I’ve done two experiments to better understand how contrast filters affect prints on Ilford paper with a pearl finish and Foma paper with a glossy finish. Interestingly, the Foma paper behaves a bit unpredictably when used with Ilford’s multigrade filters. On the other hand, Ilford paper printed at grade 2 closely matches the result of printing without any filter at all.

Ilford
Foma

One insight I’ve got from printing is that high-contrast negatives are actually much harder to work with in the darkroom. So for those who push their film just to achieve high contrast—you might be making things harder for your future self if you ever decide to print from those negatives. It’s much easier to add contrast later with filters or while editing digitally. Editing tonality isn’t cheating—it’s part of the process.

Upgrading the lens 🔗

The lens that came with my enlarger is a triplet design. It is great for starters, especially if you’re not making very large prints. When stopped down to f/8 or f/11, it’s reasonably sharp. The corners can be a bit soft, but it’s only noticeable in prints that include fine details there, like small text on banners.

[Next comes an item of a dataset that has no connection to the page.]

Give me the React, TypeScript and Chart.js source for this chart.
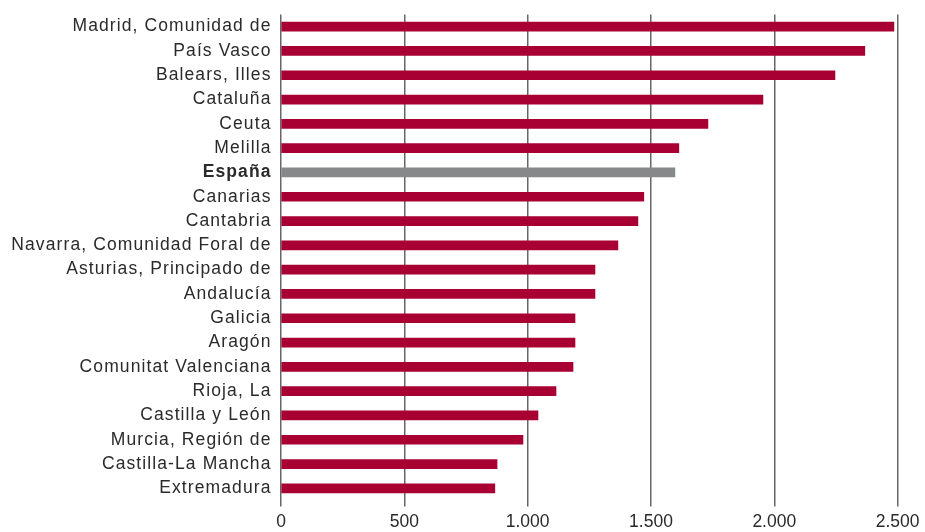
import React, { useEffect, useRef } from "react";
import { Chart, registerables } from "chart.js";

Chart.register(...registerables);

const categories = [
  "Madrid, Comunidad de",
  "País Vasco",
  "Balears, Illes",
  "Cataluña",
  "Ceuta",
  "Melilla",
  "España",
  "Canarias",
  "Cantabria",
  "Navarra, Comunidad Foral de",
  "Asturias, Principado de",
  "Andalucía",
  "Galicia",
  "Aragón",
  "Comunitat Valenciana",
  "Rioja, La",
  "Castilla y León",
  "Murcia, Región de",
  "Castilla-La Mancha",
  "Extremadura",
];

const values = [
  2485, 2367, 2246, 1954, 1731, 1613, 1597, 1471, 1447, 1366, 1273, 1273, 1192,
  1192, 1184, 1115, 1042, 981, 876, 867,
];

const highlight = "España";
const xTicks = [0, 500, 1000, 1500, 2000, 2500];

const RED = "#a80033";
const GREY = "#87888a";
const FONT = "'Liberation Sans', Arial, sans-serif";

function fmt(v: number): string {
  return String(Math.round(v)).replace(/\B(?=(\d{3})+(?!\d))/g, ".");
}

export default function App() {
  const ref = useRef<HTMLCanvasElement>(null);
  useEffect(() => {
    if (!ref.current) return;
    const chart = new Chart(ref.current, {
      type: "bar",
      data: {
        labels: categories,
        datasets: [
          {
            data: values,
            backgroundColor: categories.map((c) => (c === highlight ? GREY : RED)),
            barThickness: 9,
          },
        ],
      },
      options: {
        indexAxis: "y",
        animation: false,
        responsive: false,
        maintainAspectRatio: false,
        layout: { padding: { top: 14.5, right: 26, left: 0, bottom: 0 } },
        plugins: { legend: { display: false }, tooltip: { enabled: false } },
        scales: {
          x: {
            min: 0,
            max: 2500,
            afterBuildTicks: (scale: any) => {
              scale.ticks = xTicks.map((v) => ({ value: v }));
            },
            afterFit: (scale: any) => {
              scale.height = 31.5;
            },
            grid: {
              color: "#666",
              lineWidth: 1.5,
              drawTicks: true,
              tickLength: 6,
            },
            border: { display: false },
            ticks: {
              color: "#2a2a2a",
              padding: 5.5,
              font: { family: FONT, size: 17.5 },
              callback: (v: any) => fmt(Number(v)),
            },
          },
          y: {
            afterFit: (scale: any) => {
              scale.width = 281;
              scale.paddingTop = 0;
              scale.paddingBottom = 0;
              if (!scale._lsPatched) {
                scale._lsPatched = true;
                const orig = scale.drawLabels;
                scale.drawLabels = function (area: any) {
                  const ctx = this.ctx;
                  ctx.save();
                  (ctx as any).letterSpacing = "1.1px";
                  orig.call(this, area);
                  ctx.restore();
                };
              }
            },
            grid: { display: false, drawTicks: false },
            border: { display: false },
            ticks: {
              color: "#2a2a2a",
              padding: 9.5,
              font: (ctx: any) => ({
                family: FONT,
                size: 17.5,
                weight: categories[ctx.index] === highlight ? "bold" : "normal",
              }),
            },
          },
        },
      },
    });
    return () => chart.destroy();
  }, []);
  return (
    <div style={{ position: "fixed", left: 0, top: 0, width: 925, height: 532, background: "#fff" }}>
      <canvas ref={ref} width={925} height={532} />
    </div>
  );
}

Even though I’ve made quite a few prints with that lens, I couldn’t stop thinking: I spend good money on the best camera optics, so why sacrifice sharpness in the darkroom? On a recent trip to Japan, I visited a vintage camera store in Hiroshima and got an EL-Nikkor 50mm f/2.8N—the latest, multi-coated version. It is considered as one of the best enlarging lenses for 35mm. The lens produces sharp prints across the entire frame, I really like the results I got. This upgrade was absolutely worth it—and it’s reassuring to know that I’m covered if I ever decide to make prints larger than 8×10 inches in the future.

Final thoughts 🔗

Overall, I’ve really come to enjoy this new hobby. Spending an evening in the darkroom, solving the exposure puzzle and writing down printing notes, is both engaging and relaxing. The results are fantastic—especially compared to the black-and-white prints from my inkjet printer. Those never had true blacks and often looked slightly purple depending on the lighting. The lighter areas also appeared patchy due to how inkjet printing works. Darkroom prints, on the other hand, feel much more refined. And honestly, it just feels good to make something with your hands after a day of staring at a screen.